Veith covers five main topics that are fundamental to Lutheran theology, but are not always part and parcel of other denominational interpretations of the Bible.  Justification, the means of grace, the theology of the cross, vocation and living in two kingdoms are terms you may not hear on a regular basis, which is why this book is a useful read, and ought to be considered as a text to reread on a regular basis throughout your life.

Veith’s stated purpose is not to provide theological arguments against other denominational approaches to the faith, but rather to lay out as simply as possible the Lutheran approach, noting where it differs from others without overly defending Lutheranism or attacking others. He does a good job at this, which lends the book focus, clarity, and an ecumenical accessibility that is less likely to offend than it is to inform.

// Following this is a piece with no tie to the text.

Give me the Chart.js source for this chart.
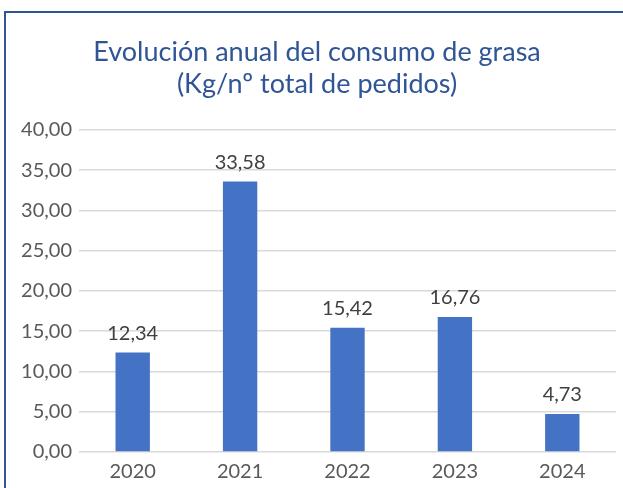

A variety of theologians are referenced, from Luther himself, to Gustaf Wingren, H. Richard Niehbur, and Dietrich Bonhoeffer. These supports anchor and inform Veith’s work while providing it with depth and insight. Veith’s purpose is not to preach, but to relate and to inform, and he strikes a tone that is friendly and easy to understand.

If you find yourself in discussions with friends from other denominations, and wanting to quickly refresh yourself on some Lutheran theology, this book is great.  Likewise, if you have friends who are curious about what Lutherans believe, this would be a quick way to get them up to speed.  It would also make for a good study series.